英語への通路をふさぐ二つの障害 おわり
ローマ字読みは英語ではない。まして、日本語訳は英語ではない。
ローマ字読みと日本語訳という、英語を日本語に還元してしまう強力なシステムが、明治以来の日本社会に埋め込まれたのだ。その背景は、江戸期までの漢文訓読の伝統と、アジアでは珍しく欧米の植民地にならなかったという政治的事情であろう。
ローマ字読みと日本語訳によって、われわれは、英語をつねに日本語に還元する。そのため、英語の音や意味が直接体験できず、<英語めいた日本語>で満足する。
それは欧米文化を輸入して近代化を急いだ日本社会では、ある意味で効率的な方法であった。
だが、それは安易な近道でもあった。この近道は、ほんとうの英語の世界には通じていない。この近道めいたものがいつのまにか本道になり、本来の本道を閉ざしてしまったのである。
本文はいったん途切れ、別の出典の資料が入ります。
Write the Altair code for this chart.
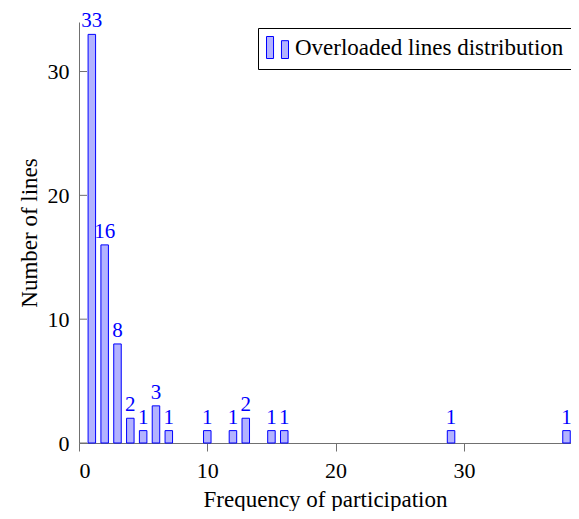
import altair as alt
import pandas as pd

freq = [1, 2, 3, 4, 5, 6, 7, 10, 12, 13, 15, 16, 29, 38]
count = [33, 16, 8, 2, 1, 3, 1, 1, 1, 2, 1, 1, 1, 1]
series = "Overloaded lines distribution"
x_ticks = [0, 10, 20, 30]
y_ticks = [0, 10, 20, 30]

df = pd.DataFrame({"freq": freq, "count": count, "series": [series] * len(freq)})
ticks_df = pd.DataFrame({"t": y_ticks})

FONT = "Liberation Serif"
FILL = "#b3b3ff"
BLUE = "#0000ff"
AXC = "#707070"

legend_path = "M-1,-1H-0.36V1H-1Z M0.36,-0.62H1V1H0.36Z"

x_scale = alt.Scale(domain=[0, 38.35], nice=False, zero=False, padding=0)
y_scale = alt.Scale(domain=[0, 34], nice=False, padding=0)

base = alt.Chart(df)

bars = base.mark_bar(size=7.5, stroke=BLUE, strokeWidth=1).encode(
    x=alt.X("freq:Q", scale=x_scale,
            axis=alt.Axis(title="Frequency of participation", values=x_ticks,
                          grid=False, domainColor=AXC, tickColor=AXC, tickSize=8,
                          labelFont=FONT, labelFontSize=22, labelColor="black",
                          labelPadding=9, titleFont=FONT, titleFontSize=23,
                          titleFontWeight="normal", titleColor="black", titlePadding=7)),
    y=alt.Y("count:Q", scale=y_scale,
            axis=alt.Axis(title="Number of lines", values=y_ticks, grid=False,
                          domainColor=AXC, ticks=False, labelFont=FONT,
                          labelFontSize=22, labelColor="black", labelPadding=10,
                          titleFont=FONT, titleFontSize=23, titleFontWeight="normal",
                          titleColor="black", titlePadding=6)),
    fill=alt.Fill("series:N", scale=alt.Scale(range=[FILL]),
                  legend=alt.Legend(title=None, orient="none", legendX=179, legendY=6,
                                    strokeColor="black", fillColor="white", padding=8,
                                    cornerRadius=0, symbolType=legend_path,
                                    symbolSize=484, symbolStrokeColor=BLUE,
                                    symbolStrokeWidth=1, symbolOpacity=1,
                                    labelFont=FONT, labelFontSize=23, labelColor="black",
                                    labelOffset=6, labelLimit=400)),
)

labels = base.mark_text(font=FONT, fontSize=21, color=BLUE, baseline="alphabetic",
                        dy=-7).encode(
    x=alt.X("freq:Q", scale=x_scale),
    y=alt.Y("count:Q", scale=y_scale),
    text=alt.Text("count:Q"),
)

yticks = alt.Chart(ticks_df).mark_rule(color=AXC, strokeWidth=1).encode(
    y=alt.Y("t:Q", scale=y_scale),
    x=alt.value(0),
    x2=alt.value(8),
)

chart = alt.layer(yticks, bars, labels).properties(
    width=492, height=421,
    autosize=alt.AutoSizeParams(type="none"),
    padding={"left": 71, "top": 14, "right": 0, "bottom": 68},
).configure_view(stroke=None).configure_axis(domainWidth=1)

chart.save("out.html", embed_options={"renderer": "svg", "actions": False})
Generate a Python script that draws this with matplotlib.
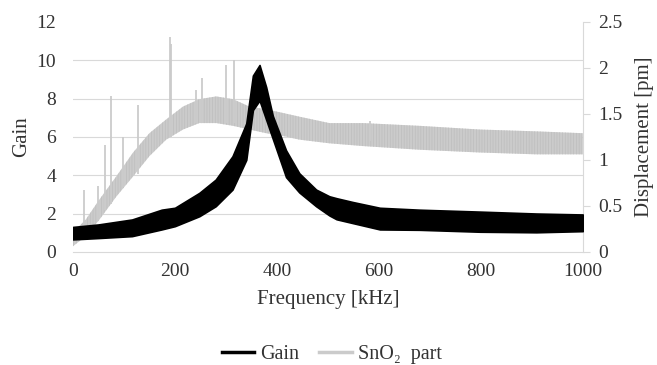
import numpy as np
import matplotlib
matplotlib.use("Agg")
import matplotlib.pyplot as plt
from matplotlib.lines import Line2D

plt.rcParams["font.family"] = ["Liberation Serif", "DejaVu Serif"]
plt.rcParams["hatch.linewidth"] = 0.5

gain_freq = [0, 50, 116, 174, 200, 248, 280, 313, 340, 353, 366, 379, 392,
             418, 444, 477, 503, 517, 549, 602, 680, 798, 909, 1000]
gain_low = [0.65, 0.72, 0.82, 1.17, 1.34, 1.86, 2.38, 3.25, 4.8, 7.4, 7.9, 6.9, 5.9,
            3.9, 3.1, 2.38, 1.9, 1.7, 1.5, 1.17, 1.15, 1.05, 1.02, 1.08]
gain_high = [1.3, 1.43, 1.69, 2.2, 2.3, 3.08, 3.77, 4.99, 6.7, 9.2, 9.75, 8.6, 7.1,
             5.3, 4.1, 3.25, 2.9, 2.8, 2.6, 2.3, 2.2, 2.1, 2.0, 1.95]

# SnO2 part displacement band (right axis)
disp_freq = [0, 25, 52, 85, 118, 150, 183, 216, 248, 281, 314, 346, 379, 412,
             444, 503, 569, 680, 798, 909, 1000]
disp_low = [0.06, 0.17, 0.35, 0.60, 0.82, 1.04, 1.22, 1.33, 1.40, 1.40, 1.37, 1.33,
            1.29, 1.26, 1.22, 1.18, 1.15, 1.11, 1.08, 1.06, 1.06]
disp_high = [0.21, 0.35, 0.57, 0.82, 1.08, 1.29, 1.44, 1.58, 1.66, 1.69, 1.66, 1.58,
             1.55, 1.51, 1.47, 1.40, 1.40, 1.37, 1.33, 1.31, 1.29]

# isolated spikes in the SnO2 trace
spike_freq = [22, 50, 63, 74, 98, 127, 190, 193, 241, 253, 300, 315, 582]
spike_low = [0.2, 0.35, 0.45, 0.52, 0.7, 0.85, 1.25, 1.25, 1.4, 1.4, 1.4, 1.4, 1.2]
spike_top = [0.67, 0.72, 1.16, 1.69, 1.25, 1.60, 2.34, 2.26, 1.76, 1.89, 2.03, 2.09, 1.42]

gain_ticks = [0, 2, 4, 6, 8, 10, 12]
disp_ticks = [0, 0.5, 1, 1.5, 2, 2.5]
disp_labels = ["0", "0.5", "1", "1.5", "2", "2.5"]
freq_ticks = [0, 200, 400, 600, 800, 1000]

BLACK = "#000000"
GREY = "#cbcbcb"
GREY_DARK = "#bdbdbd"
TEXT = "#333333"
GRID = "#d9d9d9"

fig = plt.figure(figsize=(6.57, 3.65), dpi=100)
ax = fig.add_axes([0.111, 0.31, 0.776, 0.63])
ax2 = ax.twinx()

# grey series sits underneath the black one
ax.set_zorder(ax2.get_zorder() + 1)
ax.patch.set_visible(False)

ax2.fill_between(disp_freq, disp_low, disp_high, facecolor=GREY,
                 edgecolor=GREY_DARK, hatch="||||||", lw=0, zorder=2)
ax2.vlines(spike_freq, spike_low, spike_top, color=GREY, lw=1.3, zorder=2)
ax.fill_between(gain_freq, gain_low, gain_high, color=BLACK, lw=1.2, zorder=3)

ax.set_xlim(0, 1000)
ax.set_ylim(0, 12)
ax2.set_ylim(0, 2.5)
ax.set_xticks(freq_ticks)
ax.set_yticks(gain_ticks)
ax2.set_yticks(disp_ticks)
ax2.set_yticklabels(disp_labels)

# grid drawn on the lower axes so it stays behind the data
ax2.set_yticks(np.array(gain_ticks) * 2.5 / 12, minor=True)
ax2.grid(which="minor", axis="y", color=GRID, lw=0.8)
ax2.grid(which="major", axis="x", color=GRID, lw=0.8)
ax2.set_axisbelow(True)

for a in (ax, ax2):
    for s in a.spines.values():
        s.set_visible(False)
ax2.spines["bottom"].set_visible(True)
ax2.spines["bottom"].set_color(GRID)
ax2.spines["right"].set_visible(True)
ax2.spines["right"].set_color(GRID)

ax.tick_params(axis="x", length=0, labelsize=14, labelcolor=TEXT, pad=8)
ax.tick_params(axis="y", length=0, labelsize=14, labelcolor=TEXT, pad=12)
ax2.tick_params(axis="y", which="major", length=5, color=GRID, labelsize=14,
                labelcolor=TEXT, pad=6)
ax2.tick_params(axis="y", which="minor", length=0)

ax.set_xlabel("Frequency [kHz]", fontsize=15, color=TEXT, labelpad=7)
ax.set_ylabel("Gain", fontsize=15, color=TEXT, labelpad=4)
ax2.set_ylabel("Displacement [pm]", fontsize=15, color=TEXT, labelpad=9)

handles = [Line2D([], [], color=BLACK, lw=2.5),
           Line2D([], [], color=GREY, lw=2.5)]
fig.legend(handles, ["Gain", "SnO\u2082  part"], loc="center",
           bbox_to_anchor=(0.505, 0.03), ncol=2, frameon=False,
           fontsize=14.5, handlelength=1.6, handletextpad=0.3, columnspacing=1.0,
           labelcolor=TEXT)

fig.savefig("out.png", dpi=100)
「日本人は英語ができない」とすれば、その原因は、努力が足りないのではなく、歴史的につくられた仕組みにある。だとすれば、小手先の「新メソッド」を追いかけるだけでは足りない。
どうしたらいいか。
ひとつは、ローマ字読みは日本語用であることを、人々にきちんと伝えること。英語の音声を日本語の音声で代用する浪費をやめ、英語を英語の音声で表現できる身体をつくる方法を普及させること。
もうひとつは、和訳ではなく、英語の正確な説明をすること。まずは日本語で説明を聞き、納得したら、それを英語の文字で書けるようにし、英語の音声で言えるように身体を鍛えること。
現状では、どちらの方法も普及していない。私は、それを実現したいと思っている。